Almost everyone I know has a favorite story of how they’ve been rude to them, how they’ve told them off, how they handed the phone to their three-year-old kid, how they let the guy run through his pitch, then asked him to repeat it two, three, and even four times, how they blew whistles in their ears, or how they slammed the phone down on them. Everyone has a good laugh, then the next guy tells his story of how he “got even” with a telemarketer.

Not me. I’m nice to telemarketers.

In a world where others complain about welfare queens and government handouts, one of the most amazing things to me is that people are willing to scream at someone trying to do a job—and a low paying job at that.
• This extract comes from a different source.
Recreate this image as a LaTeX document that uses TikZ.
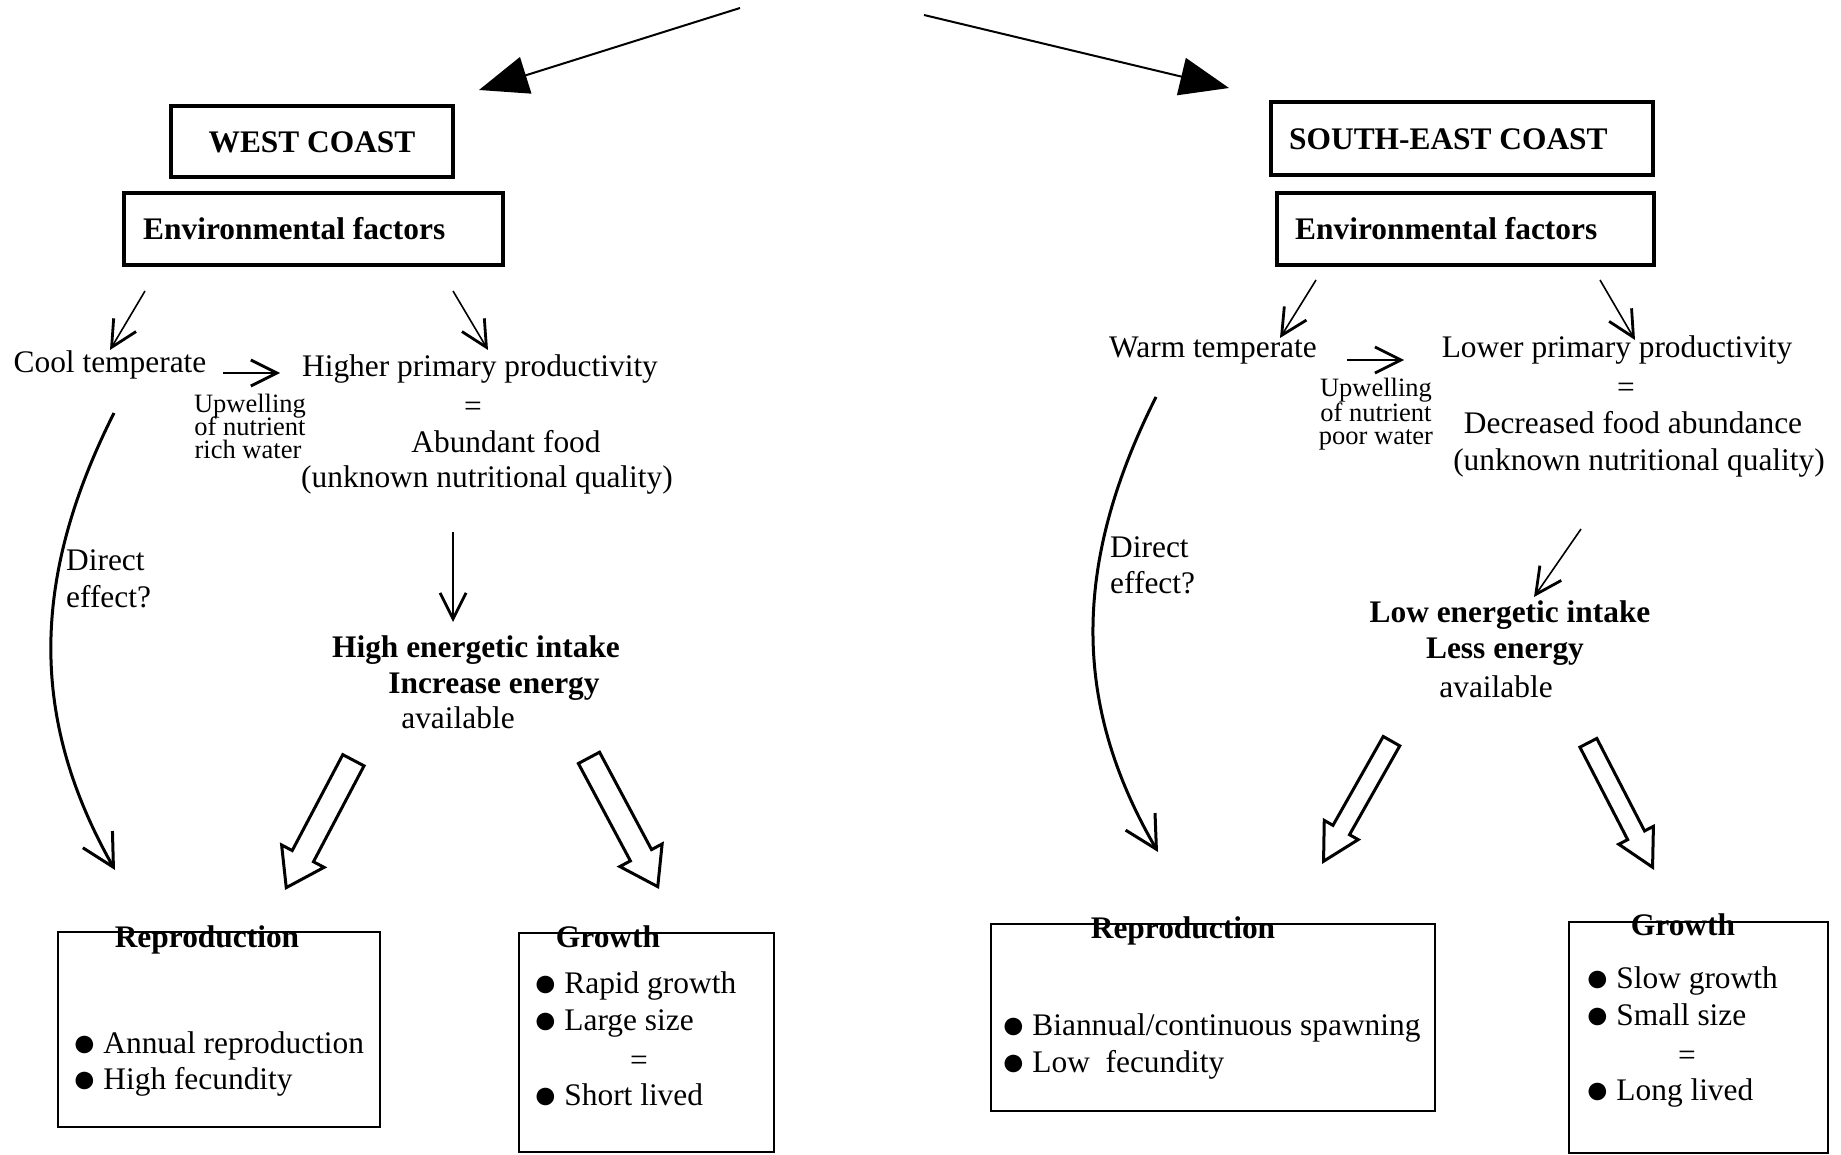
\documentclass[tikz,border=0pt]{standalone}
\usepackage{fontspec}
\setmainfont{Liberation Serif}
\usetikzlibrary{arrows.meta,shapes.arrows}
% enlarged list bullet, centred on the x-height
\newcommand{\bul}{\smash{\raisebox{-3.2pt}{\scalebox{1.3}{●}}}\kern-2pt\ }

\begin{document}
\begin{tikzpicture}[x=1pt,y=-1pt,
  txt/.style={inner sep=0pt, anchor=base, font=\fontsize{31.4}{36.7}\selectfont},
  btxt/.style={inner sep=0pt, anchor=base, font=\fontsize{31.4}{36.7}\selectfont\bfseries},
  ltxt/.style={txt, anchor=base west},
  smalltxt/.style={inner sep=0pt, anchor=base, font=\fontsize{26.5}{23}\selectfont},
  headbox/.style={draw, line width=3.5pt, inner sep=0pt},
  listbox/.style={draw, line width=2pt, inner sep=0pt},
  bigarrow/.style={line width=2pt, -{Triangle[length=49pt,width=38pt]}},
  thinarrow/.style={line width=1.6pt, -{Straight Barb[length=26pt,width=26pt,line width=2.8pt]}},
  curvearrow/.style={line width=3pt, -{Straight Barb[length=32pt,width=34pt,line width=3pt]}},
  hollowwide/.style={single arrow, draw, line width=3pt, inner xsep=0pt, inner ysep=10.5pt,
    minimum width=46pt, single arrow head extend=12pt,
    single arrow tip angle=68, single arrow head indent=0pt, anchor=tip},
  hollownarrow/.style={single arrow, draw, line width=3pt, inner xsep=0pt, inner ysep=8pt,
    minimum width=36pt, single arrow head extend=10pt,
    single arrow tip angle=57, single arrow head indent=0pt, anchor=tip}
]
\useasboundingbox[fill=white] (0,0) rectangle (1841,1155);

% ---------- arrows splitting towards the two coasts ----------
\coordinate (topL0) at (740,8);
\coordinate (topL1) at (479,90);
\coordinate (topR0) at (924,15);
\coordinate (topR1) at (1229,88);
\draw[bigarrow] (topL0) -- (topL1);
\draw[bigarrow] (topR0) -- (topR1);

% ================= WEST COAST =================
\node[headbox, minimum width=282pt, minimum height=71pt] (wc) at (312,141.5) {};
\node[btxt] (wctext) at (312,153) {WEST COAST};
\node[headbox, minimum width=379pt, minimum height=72pt] (envL) at (313.5,229) {};
\node[btxt, anchor=base west] (envLtext) at (143,240) {Environmental factors};

\coordinate (a1s) at (145,291);
\coordinate (a1e) at (110,350);
\coordinate (a2s) at (453,291);
\coordinate (a2e) at (488,350);
\draw[thinarrow] (a1s) -- (a1e);
\draw[thinarrow] (a2s) -- (a2e);

\node[txt] (cool) at (110,373) {Cool temperate};
\coordinate (upLs) at (223,373);
\coordinate (upLe) at (280,373);
\draw[thinarrow] (upLs) -- (upLe);
\node[smalltxt] (upL1) at (250,412) {Upwelling};
\node[smalltxt] (upL2) at (250,435) {of nutrient};
\node[smalltxt] (upL3) at (248,458) {rich water};

\node[txt] (higher) at (480,377) {Higher primary productivity};
\node[txt] (eqL) at (473,416) {=};
\node[txt] (abund) at (506,452) {Abundant food};
\node[txt] (unkL) at (487,487) {(unknown nutritional quality)};

\coordinate (dLs) at (453,532);
\coordinate (dLe) at (453,622);
\draw[thinarrow] (dLs) -- (dLe);

\node[btxt] (highE) at (476,657) {High energetic intake};
\node[btxt] (incE) at (494,693) {Increase energy};
\node[txt] (availL) at (458,728) {available};

\node[ltxt] (dirL1) at (66,570) {Direct};
\node[ltxt] (dirL2) at (66,607) {effect?};
\coordinate (cLs) at (114,413);
\coordinate (cLe) at (115,870);
\draw[curvearrow] (cLs) .. controls (30,580) and (30,720) .. (cLe);

\node[hollowwide, minimum height=144pt, rotate=242.2] (hL1) at (285,890) {};
\node[hollowwide, minimum height=146pt, rotate=-61.9] (hL2) at (659,889) {};

\node[listbox, minimum width=322pt, minimum height=195pt] (reprL) at (219,1029.5) {};
\node[btxt] (reprLhead) at (207,947) {Reproduction};
\node[ltxt] (reprL1) at (72.7,1053) {\bul Annual reproduction};
\node[ltxt] (reprL2) at (72.7,1089) {\bul High fecundity};

\node[listbox, minimum width=255pt, minimum height=219pt] (growL) at (646.5,1042.5) {};
\node[btxt] (growLhead) at (608,947) {Growth};
\node[ltxt] (growL1) at (533.7,993) {\bul Rapid growth};
\node[ltxt] (growL2) at (533.7,1030) {\bul Large size};
\node[txt] (growLeq) at (639,1070) {=};
\node[ltxt] (growL3) at (533.7,1105) {\bul Short lived};

% ================= SOUTH-EAST COAST =================
\node[headbox, minimum width=382pt, minimum height=73pt] (se) at (1462,138.5) {};
\node[btxt, anchor=base west] (setext) at (1289,150) {SOUTH-EAST COAST};
\node[headbox, minimum width=377pt, minimum height=72pt] (envR) at (1465.5,229) {};
\node[btxt, anchor=base west] (envRtext) at (1295,240) {Environmental factors};

\coordinate (a3s) at (1316,280);
\coordinate (a3e) at (1280,338);
\coordinate (a4s) at (1600,280);
\coordinate (a4e) at (1635,340);
\draw[thinarrow] (a3s) -- (a3e);
\draw[thinarrow] (a4s) -- (a4e);

\node[txt] (warm) at (1213,358) {Warm temperate};
\coordinate (upRs) at (1347,360);
\coordinate (upRe) at (1404,360);
\draw[thinarrow] (upRs) -- (upRe);
\node[smalltxt] (upR1) at (1376,396) {Upwelling};
\node[smalltxt] (upR2) at (1376,421) {of nutrient};
\node[smalltxt] (upR3) at (1376,444) {poor water};

\node[txt] (lower) at (1617,358) {Lower primary productivity};
\node[txt] (eqR) at (1626,397) {=};
\node[txt] (decr) at (1633,433) {Decreased food abundance};
\node[txt] (unkR) at (1639,470) {(unknown nutritional quality)};

\coordinate (dRs) at (1581,529);
\coordinate (dRe) at (1534,597);
\draw[thinarrow] (dRs) -- (dRe);

\node[btxt] (lowE) at (1510,622) {Low energetic intake};
\node[btxt] (lessE) at (1505,658) {Less energy};
\node[txt] (availR) at (1496,697) {available};

\node[ltxt] (dirR1) at (1110,557) {Direct};
\node[ltxt] (dirR2) at (1110,593) {effect?};
\coordinate (cRs) at (1156,397);
\coordinate (cRe) at (1158,852);
\draw[curvearrow] (cRs) .. controls (1072,564) and (1072,704) .. (cRe);

\node[hollownarrow, minimum height=138pt, rotate=240.5] (hR1) at (1322,864) {};
\node[hollownarrow, minimum height=140pt, rotate=-62.7] (hR2) at (1654,870) {};

\node[listbox, minimum width=444pt, minimum height=187pt] (reprR) at (1213,1017.5) {};
\node[btxt] (reprRhead) at (1183,938) {Reproduction};
\node[ltxt] (reprR1) at (1001.7,1035) {\bul Biannual/continuous spawning};
\node[ltxt] (reprR2) at (1001.7,1072) {\bul Low~ fecundity};

\node[listbox, minimum width=259pt, minimum height=231pt] (growR) at (1698.5,1037) {};
\node[btxt] (growRhead) at (1683,935) {Growth};
\node[ltxt] (growR1) at (1585.7,988) {\bul Slow growth};
\node[ltxt] (growR2) at (1585.7,1025) {\bul Small size};
\node[txt] (growReq) at (1687,1065) {=};
\node[ltxt] (growR3) at (1585.7,1100) {\bul Long lived};
\end{tikzpicture}
\end{document}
They do nothing about those without jobs who are raiding our paychecks against our wills yet they look down on and heap abuse upon someone who is willing to work.

I’m nice to people who are willing to work. And, from the stories I hear of what people do to them, it has to be tough work.

I know there are those who say no one wants them around. But that’s not true. Otherwise, in our quasi-free-market economy, they couldn’t exist. The only people doing an hourly job [that] no one really wants done are getting some kind of government subsidy to do it—bureaucrats or welfare pimps.

The fact is, someone’s buying the telemarketer’s goods. In other words, they’re doing their jobs. And don’t tell me they should be banned or regulated because there are people who can’t resist them. That’s exactly the kind of whiney reasoning used by those who want smoking banned, guns banned, free speech banned, and unorthodox religions controlled. “Somebody may become a victim, so let’s either have the bureaucrats monitor them or, better yet, let’s outlaw them completely.”

What do I do when telemarketers call? Sometimes I listen to their spiels. Usually, though, I interrupt them, ask them to cut to the chase, to tell me what they’re selling so I can tell them whether or not I’m interested. And, usually, I can firmly tell them I’m not interested in their product and they’d be better off spending their time calling someone who is a real prospect. I have never yet felt I had to be rude.

Maybe I just have an advantage over the abusers: I know how to simply say, “No.”

And, (are you ready for this?) sometimes they even have something I want.

The next time you look at the deductions from your paycheck, try to imagine how much of that is going to people who won’t take jobs. And, the next time a telemarketer calls, try to imagine how you’d feel about that person if he or she weren’t willing to work for a living. In fact, if you want a real mind stretcher, try to imagine what it would be like to simply, and politely, say “No.”

But let me try one last question. If your sister, your mother, or you were out of work and, to make ends meet, had a choice between the dole and a real job, which would you prefer they or you, yourself, take?